Kym and Jo also co-own the Birdsville Pub, and over the past 20 years they’ve been drawn to some of the remotest pockets of Australia. Since 1999 they’ve upgraded the Innamincka Hotel from four dilapidated motel rooms to a largely solar-reliant enterprise with 16 hotel rooms, an enormous restaurant called the ‘Outamincka’ and a front bar complete with the preserved bottles of the various snakes they’ve caught inside the pub, resting on a shelf next to the beer taps. During peak season, there are 14 locals in town, including the managers of the hotel, National Parks staff, and workers from a homestay enterprise and the general store.
‘I had to learn to love Innamincka,’ Jo says, gazing out the window at the desert with her dog Millie sleeping on her lap.
While it is just about as remote as you can get at Innamincka, Jo says that the Santos-owned company town of Moomba, 100 kilometres from the hotel – a gas- and oil-processing and refinery plant for Santos’ operations in the Cooper Basin – has kept them busy during the years of boom and bust here. Reg Sprigg was central to the opening up of the Cooper Basin for the oil and gas fields at Moomba in 1954.
‘One sum
mer I was caretaking the pub and we got a mining contract – 50 miners would stay with us and they’d need a bed and three meals a day. That’s when I thought Innamincka could destroy me. My life was brown – inside in the kitchen all day, and then outside with the dust. I was in the kitchen from 6 am until 10 pm.’
We glide across the hard-packed dirt, past the caravan of a roadworking gang fixing the potholes on this outback track, while we approach the treeless horizon.
‘It feels important to be here now. Who knows what it’ll be in 20 years? In our lifetime out here we’ve gone from using a wind-up phone only in the evenings because of the power cuts, to gradually dial-up internet, then satellite and now fibre. What’ll happen next here?’ Jo ponders to no-one in particular as she stares out the window at the shimmering plains.
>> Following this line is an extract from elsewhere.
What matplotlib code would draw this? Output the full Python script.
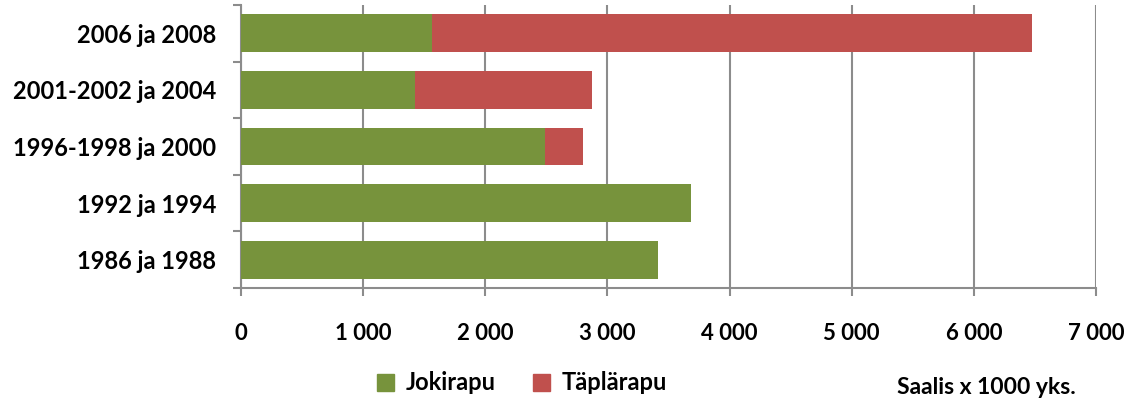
import matplotlib
matplotlib.use("Agg")
import matplotlib.pyplot as plt
import numpy as np
from matplotlib.patches import Patch

categories = ["1986 ja 1988", "1992 ja 1994", "1996-1998 ja 2000", "2001-2002 ja 2004", "2006 ja 2008"]
jokirapu = [3418, 3686, 2488, 1424, 1560]
taplarapu = [0, 0, 314, 1447, 4918]
xticks = [0, 1000, 2000, 3000, 4000, 5000, 6000, 7000]
xticklabels = ["0", "1 000", "2 000", "3 000", "4 000", "5 000", "6 000", "7 000"]

green = "#77933C"
red = "#C0504D"
grid = "#8C8C8C"

plt.rcParams["font.family"] = ["Lato", "DejaVu Sans"]
plt.rcParams["font.weight"] = "bold"

fig = plt.figure(figsize=(11.28, 4), dpi=100)
ax = fig.add_axes([241 / 1128, 112 / 400, 855 / 1128, 283 / 400])

y = np.arange(len(categories))
ax.barh(y, jokirapu, height=0.67, color=green, zorder=3, label="Jokirapu")
ax.barh(y, taplarapu, left=jokirapu, height=0.67, color=red, zorder=3, label="Täplärapu")

ax.set_xlim(0, 7000)
ax.set_ylim(-0.5, len(categories) - 0.5)
ax.set_xticks(xticks)
ax.set_xticklabels(xticklabels, fontsize=16, fontweight="bold")
ax.set_yticks(y)
ax.set_yticklabels(categories, fontsize=17, fontweight="bold")
ax.set_yticks(np.arange(-0.5, len(categories)), minor=True)
ax.tick_params(axis="y", which="major", length=0, pad=18)
ax.tick_params(axis="y", which="minor", length=6, width=1.5, color=grid, direction="out")
ax.tick_params(axis="x", which="major", length=6, width=1.5, color=grid, direction="out", pad=19)

ax.grid(axis="x", color=grid, linewidth=1.5, zorder=0)
for s in ["top", "right"]:
    ax.spines[s].set_visible(False)
for s in ["left", "bottom"]:
    ax.spines[s].set_color(grid)
    ax.spines[s].set_linewidth(1.5)

handles = [Patch(color=green, label="Jokirapu"), Patch(color=red, label="Täplärapu")]
fig.legend(handles=handles, loc="center", bbox_to_anchor=(522 / 1128, 1 - 383 / 400),
           ncol=2, frameon=False, handlelength=0.7, handleheight=0.7,
           handletextpad=0.5, columnspacing=1.6, prop={"weight": "bold", "size": 17})

fig.text(986 / 1128, 1 - 387 / 400, "Saalis x 1000 yks.", ha="center", va="center",
         fontsize=16.5, fontweight="bold")

fig.savefig("out.png", dpi=100)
We pass the dog fence – it’s much further east, though it’s the same unbroken line as Al’s patch outside of Coober Pedy that I visited earlier in my travels. The landscape is bald, red, hot and parched. Dust swirls on the low hills and we turn left at a dry creek bed. A little way along the track are the ruins of Blanchewater Station. It was one of the first stations established after the arid north of the state was opened up. The former manager, Harry Dean, was implicated in the violent removal of the traditional owners in the 1860s during the station’s early years.
And this was once the place to which cattle rustler Harry Redford drove 1000 stolen cattle from Bowen Downs station in central Queensland, along what is now roughly the same trail as the Strzelecki Track. During a big dry stretch from 1863 to 1865, the station owners lost 12 000 cattle and eventually the station became part of the Beltana Pastoral Company; now all that is left is a stone chimney and the fallen blocks of the homestead’s walls beside a solitary white cross marking a grave at the edges.
Kym tells me that shearers used to ride their pushbikes along here, no tracks or precautions as they travelled to the stations north of Innamincka looking for work. A contact of mine in Paraguay, a descendant of the New Australia utopian settlement – a group of journalists, teachers and shearers from areas like this who later settled in South America – confirmed that his relative was one of those bike-riding shearers in Queensland and South Australia back in the late 19th century.